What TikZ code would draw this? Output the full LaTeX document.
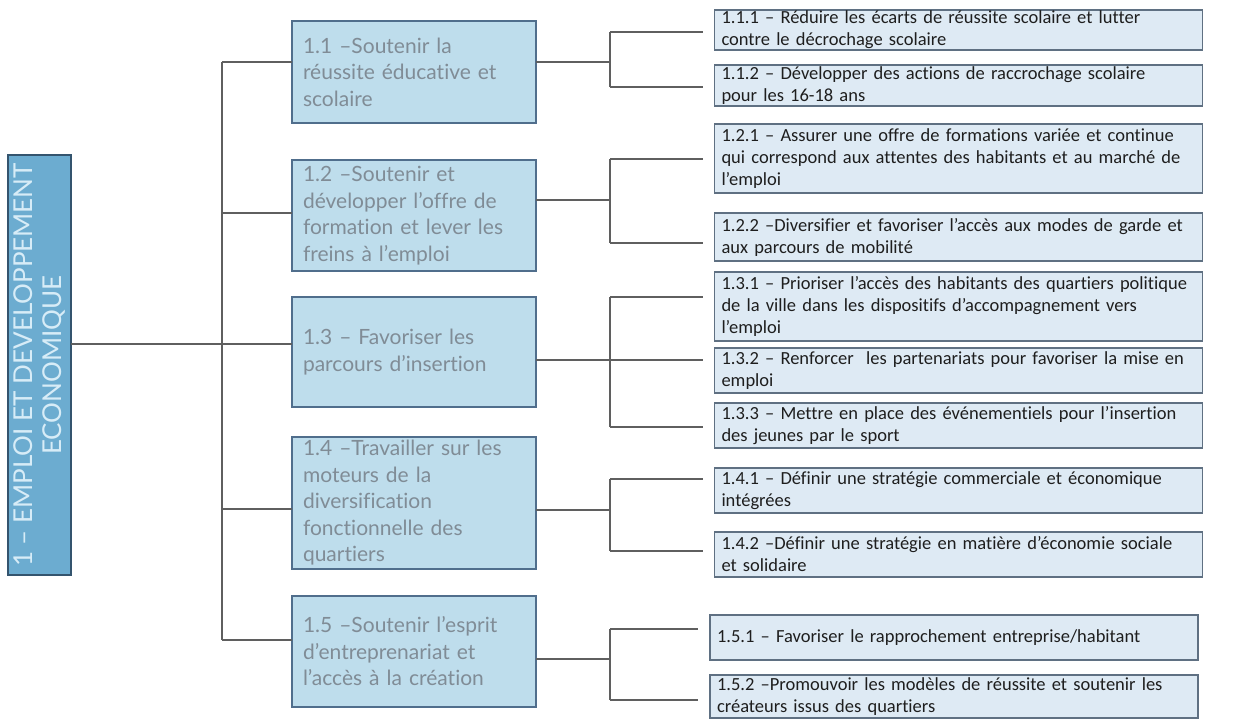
\documentclass[tikz,border=0pt]{standalone}
\usepackage{fontspec}
\newfontfamily\latof{Lato}[Ligatures=NoCommon]
\newfontfamily\carl{Carlito}[Ligatures=NoCommon]
\definecolor{rootfill}{RGB}{108,172,208}
\definecolor{rootdraw}{RGB}{52,84,110}
\definecolor{roottext}{RGB}{215,236,247}
\definecolor{midfill}{RGB}{190,221,236}
\definecolor{middraw}{RGB}{80,110,140}
\definecolor{midtext}{RGB}{128,140,150}
\definecolor{leaffill}{RGB}{222,234,244}
\definecolor{leafdraw}{RGB}{95,112,130}
\definecolor{leaftext}{RGB}{30,30,30}
\definecolor{linecol}{RGB}{95,95,95}
\tikzset{
 rootbox/.style={draw=rootdraw, fill=rootfill, line width=1.5pt, text=roottext,
   font=\latof\fontsize{26}{29}\selectfont, align=center, rotate=90, inner sep=0pt,
   outer sep=0pt, minimum width=420pt, minimum height=63pt},
 midbox/.style={draw=middraw, fill=midfill, line width=1.8pt, text=midtext,
   font=\latof\fontsize{21}{26.5}\selectfont, align=left, text width=222pt,
   inner xsep=11pt, inner ysep=0pt, outer sep=0pt},
 leafbox/.style={draw=leafdraw, fill=leaffill, line width=1.4pt, text=leaftext,
   font=\carl\fontsize{18.5}{22}\selectfont, align=left, text width=474pt,
   inner xsep=7pt, inner ysep=0pt, outer sep=0pt},
 conn/.style={draw=linecol, line width=1.1pt},
 gap/.style={shorten >=12pt},
}
\begin{document}
\begin{tikzpicture}[x=1pt,y=-1pt]
\useasboundingbox (0,0) rectangle (1236,720);
% root
\node[rootbox] (root) at (39.5,365) {1 – EMPLOI ET DEVELOPPEMENT\\ECONOMIQUE};
% middle level
\node[midbox, minimum height=102pt] (m11) at (414,72) {1.1 –Soutenir la\\réussite éducative et\\scolaire};
\node[midbox, minimum height=111pt] (m12) at (414,215.5) {1.2 –Soutenir et\\développer l’offre de\\formation et lever les\\freins à l’emploi};
\node[midbox, minimum height=110pt] (m13) at (414,352) {1.3 – Favoriser les\\parcours d’insertion};
\node[midbox, minimum height=132pt] (m14) at (414,503) {1.4 –Travailler sur les\\moteurs de la\\diversification\\fonctionnelle des\\quartiers};
\node[midbox, minimum height=111pt] (m15) at (414,651.5) {1.5 –Soutenir l’esprit\\d’entreprenariat et\\l’accès à la création};
% leaves
\node[leafbox, minimum height=40pt] (r111) at (958.5,30) {1.1.1 – Réduire les écarts de réussite scolaire et lutter\\contre le décrochage scolaire};
\node[leafbox, minimum height=41pt] (r112) at (958.5,85.5) {1.1.2 – Développer des actions de raccrochage scolaire\\pour les 16-18 ans};
\node[leafbox, minimum height=69pt] (r121) at (958.5,158.5) {1.2.1 – Assurer une offre de formations variée et continue\\qui correspond aux attentes des habitants et au marché de\\l’emploi};
\node[leafbox, minimum height=48pt] (r122) at (958.5,237) {1.2.2 –Diversifier et favoriser l’accès aux modes de garde et\\aux parcours de mobilité};
\node[leafbox, minimum height=69pt] (r131) at (958.5,306.5) {1.3.1 – Prioriser l’accès des habitants des quartiers politique\\de la ville dans les dispositifs d’accompagnement vers\\l’emploi};
\node[leafbox, minimum height=45pt] (r132) at (958.5,370.5) {1.3.2 – Renforcer\ \ les partenariats pour favoriser la mise en\\emploi};
\node[leafbox, minimum height=45pt] (r133) at (958.5,425.5) {1.3.3 – Mettre en place des événementiels pour l’insertion\\des jeunes par le sport};
\node[leafbox, minimum height=45pt] (r141) at (958.5,490.5) {1.4.1 – Définir une stratégie commerciale et économique\\intégrées};
\node[leafbox, minimum height=45pt] (r142) at (958.5,554.5) {1.4.2 –Définir une stratégie en matière d’économie sociale\\et solidaire};
\node[leafbox, minimum height=45pt] (r151) at (954,637.5) {1.5.1 – Favoriser le rapprochement entreprise/habitant};
\node[leafbox, minimum height=43pt] (r152) at (954,696.5) {1.5.2 –Promouvoir les modèles de réussite et soutenir les\\créateurs issus des quartiers};
% trunk
\coordinate (t0) at (222,344);
\coordinate (t1) at (222,62);
\coordinate (t2) at (222,213);
\coordinate (t3) at (222,344);
\coordinate (t4) at (222,509);
\coordinate (t5) at (222,640);
\draw[conn] (root.south |- t0) -- (t0);
\draw[conn] (t1) -- (t5);
\draw[conn] (t1) -- (m11.west |- t1);
\draw[conn] (t2) -- (m12.west |- t2);
\draw[conn] (t3) -- (m13.west |- t3);
\draw[conn] (t4) -- (m14.west |- t4);
\draw[conn] (t5) -- (m15.west |- t5);
% brackets
\coordinate (b1) at (610,62);
\coordinate (b2) at (610,200);
\coordinate (b3) at (610,360);
\coordinate (b4) at (610,510);
\coordinate (b5) at (610,659);
\coordinate (s111) at (610,32);
\coordinate (s112) at (610,87);
\coordinate (s121) at (610,159);
\coordinate (s122) at (610,243);
\coordinate (s131) at (610,297);
\coordinate (s132) at (610,360);
\coordinate (s133) at (610,427);
\coordinate (s141) at (610,479);
\coordinate (s142) at (610,551);
\coordinate (s151) at (610,629);
\coordinate (s152) at (610,700);
\draw[conn] (m11.east |- b1) -- (b1);
\draw[conn] (m12.east |- b2) -- (b2);
\draw[conn] (m13.east |- b3) -- (b3);
\draw[conn] (m14.east |- b4) -- (b4);
\draw[conn] (m15.east |- b5) -- (b5);
\draw[conn] (s111) -- (s112);
\draw[conn] (s121) -- (s122);
\draw[conn] (s131) -- (s133);
\draw[conn] (s141) -- (s142);
\draw[conn] (s151) -- (s152);
\draw[conn, gap] (s111) -- (s111 -| r111.west);
\draw[conn, gap] (s112) -- (s112 -| r112.west);
\draw[conn, gap] (s121) -- (s121 -| r121.west);
\draw[conn, gap] (s122) -- (s122 -| r122.west);
\draw[conn, gap] (s131) -- (s131 -| r131.west);
\draw[conn, gap] (s132) -- (s132 -| r132.west);
\draw[conn, gap] (s133) -- (s133 -| r133.west);
\draw[conn, gap] (s141) -- (s141 -| r141.west);
\draw[conn, gap] (s142) -- (s142 -| r142.west);
\draw[conn, gap] (s151) -- (s151 -| r151.west);
\draw[conn, gap] (s152) -- (s152 -| r152.west);
\end{tikzpicture}
\end{document}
*-*-*
» **Required work**
Transcribe the whole listing, character for character, but not its images.

» **Response for this exercise**
What TikZ code would draw this? Output the full LaTeX document.
\documentclass[tikz,border=0pt]{standalone}
\usepackage{fontspec}
\newfontfamily\latof{Lato}[Ligatures=NoCommon]
\newfontfamily\carl{Carlito}[Ligatures=NoCommon]
\definecolor{rootfill}{RGB}{108,172,208}
\definecolor{rootdraw}{RGB}{52,84,110}
\definecolor{roottext}{RGB}{215,236,247}
\definecolor{midfill}{RGB}{190,221,236}
\definecolor{middraw}{RGB}{80,110,140}
\definecolor{midtext}{RGB}{128,140,150}
\definecolor{leaffill}{RGB}{222,234,244}
\definecolor{leafdraw}{RGB}{95,112,130}
\definecolor{leaftext}{RGB}{30,30,30}
\definecolor{linecol}{RGB}{95,95,95}
\tikzset{
 rootbox/.style={draw=rootdraw, fill=rootfill, line width=1.5pt, text=roottext,
   font=\latof\fontsize{26}{29}\selectfont, align=center, rotate=90, inner sep=0pt,
   outer sep=0pt, minimum width=420pt, minimum height=63pt},
 midbox/.style={draw=middraw, fill=midfill, line width=1.8pt, text=midtext,
   font=\latof\fontsize{21}{26.5}\selectfont, align=left, text width=222pt,
   inner xsep=11pt, inner ysep=0pt, outer sep=0pt},
 leafbox/.style={draw=leafdraw, fill=leaffill, line width=1.4pt, text=leaftext,
   font=\carl\fontsize{18.5}{22}\selectfont, align=left, text width=474pt,
   inner xsep=7pt, inner ysep=0pt, outer sep=0pt},
 conn/.style={draw=linecol, line width=1.1pt},
 gap/.style={shorten >=12pt},
}
\begin{document}
\begin{tikzpicture}[x=1pt,y=-1pt]
\useasboundingbox (0,0) rectangle (1236,720);
% root
\node[rootbox] (root) at (39.5,365) {1 – EMPLOI ET DEVELOPPEMENT\\ECONOMIQUE};
% middle level
\node[midbox, minimum height=102pt] (m11) at (414,72) {1.1 –Soutenir la\\réussite éducative et\\scolaire};
\node[midbox, minimum height=111pt] (m12) at (414,215.5) {1.2 –Soutenir et\\développer l’offre de\\formation et lever les\\freins à l’emploi};
\node[midbox, minimum height=110pt] (m13) at (414,352) {1.3 – Favoriser les\\parcours d’insertion};
\node[midbox, minimum height=132pt] (m14) at (414,503) {1.4 –Travailler sur les\\moteurs de la\\diversification\\fonctionnelle des\\quartiers};
\node[midbox, minimum height=111pt] (m15) at (414,651.5) {1.5 –Soutenir l’esprit\\d’entreprenariat et\\l’accès à la création};
% leaves
\node[leafbox, minimum height=40pt] (r111) at (958.5,30) {1.1.1 – Réduire les écarts de réussite scolaire et lutter\\contre le décrochage scolaire};
\node[leafbox, minimum height=41pt] (r112) at (958.5,85.5) {1.1.2 – Développer des actions de raccrochage scolaire\\pour les 16-18 ans};
\node[leafbox, minimum height=69pt] (r121) at (958.5,158.5) {1.2.1 – Assurer une offre de formations variée et continue\\qui correspond aux attentes des habitants et au marché de\\l’emploi};
\node[leafbox, minimum height=48pt] (r122) at (958.5,237) {1.2.2 –Diversifier et favoriser l’accès aux modes de garde et\\aux parcours de mobilité};
\node[leafbox, minimum height=69pt] (r131) at (958.5,306.5) {1.3.1 – Prioriser l’accès des habitants des quartiers politique\\de la ville dans les dispositifs d’accompagnement vers\\l’emploi};
\node[leafbox, minimum height=45pt] (r132) at (958.5,370.5) {1.3.2 – Renforcer\ \ les partenariats pour favoriser la mise en\\emploi};
\node[leafbox, minimum height=45pt] (r133) at (958.5,425.5) {1.3.3 – Mettre en place des événementiels pour l’insertion\\des jeunes par le sport};
\node[leafbox, minimum height=45pt] (r141) at (958.5,490.5) {1.4.1 – Définir une stratégie commerciale et économique\\intégrées};
\node[leafbox, minimum height=45pt] (r142) at (958.5,554.5) {1.4.2 –Définir une stratégie en matière d’économie sociale\\et solidaire};
\node[leafbox, minimum height=45pt] (r151) at (954,637.5) {1.5.1 – Favoriser le rapprochement entreprise/habitant};
\node[leafbox, minimum height=43pt] (r152) at (954,696.5) {1.5.2 –Promouvoir les modèles de réussite et soutenir les\\créateurs issus des quartiers};
% trunk
\coordinate (t0) at (222,344);
\coordinate (t1) at (222,62);
\coordinate (t2) at (222,213);
\coordinate (t3) at (222,344);
\coordinate (t4) at (222,509);
\coordinate (t5) at (222,640);
\draw[conn] (root.south |- t0) -- (t0);
\draw[conn] (t1) -- (t5);
\draw[conn] (t1) -- (m11.west |- t1);
\draw[conn] (t2) -- (m12.west |- t2);
\draw[conn] (t3) -- (m13.west |- t3);
\draw[conn] (t4) -- (m14.west |- t4);
\draw[conn] (t5) -- (m15.west |- t5);
% brackets
\coordinate (b1) at (610,62);
\coordinate (b2) at (610,200);
\coordinate (b3) at (610,360);
\coordinate (b4) at (610,510);
\coordinate (b5) at (610,659);
\coordinate (s111) at (610,32);
\coordinate (s112) at (610,87);
\coordinate (s121) at (610,159);
\coordinate (s122) at (610,243);
\coordinate (s131) at (610,297);
\coordinate (s132) at (610,360);
\coordinate (s133) at (610,427);
\coordinate (s141) at (610,479);
\coordinate (s142) at (610,551);
\coordinate (s151) at (610,629);
\coordinate (s152) at (610,700);
\draw[conn] (m11.east |- b1) -- (b1);
\draw[conn] (m12.east |- b2) -- (b2);
\draw[conn] (m13.east |- b3) -- (b3);
\draw[conn] (m14.east |- b4) -- (b4);
\draw[conn] (m15.east |- b5) -- (b5);
\draw[conn] (s111) -- (s112);
\draw[conn] (s121) -- (s122);
\draw[conn] (s131) -- (s133);
\draw[conn] (s141) -- (s142);
\draw[conn] (s151) -- (s152);
\draw[conn, gap] (s111) -- (s111 -| r111.west);
\draw[conn, gap] (s112) -- (s112 -| r112.west);
\draw[conn, gap] (s121) -- (s121 -| r121.west);
\draw[conn, gap] (s122) -- (s122 -| r122.west);
\draw[conn, gap] (s131) -- (s131 -| r131.west);
\draw[conn, gap] (s132) -- (s132 -| r132.west);
\draw[conn, gap] (s133) -- (s133 -| r133.west);
\draw[conn, gap] (s141) -- (s141 -| r141.west);
\draw[conn, gap] (s142) -- (s142 -| r142.west);
\draw[conn, gap] (s151) -- (s151 -| r151.west);
\draw[conn, gap] (s152) -- (s152 -| r152.west);
\end{tikzpicture}
\end{document}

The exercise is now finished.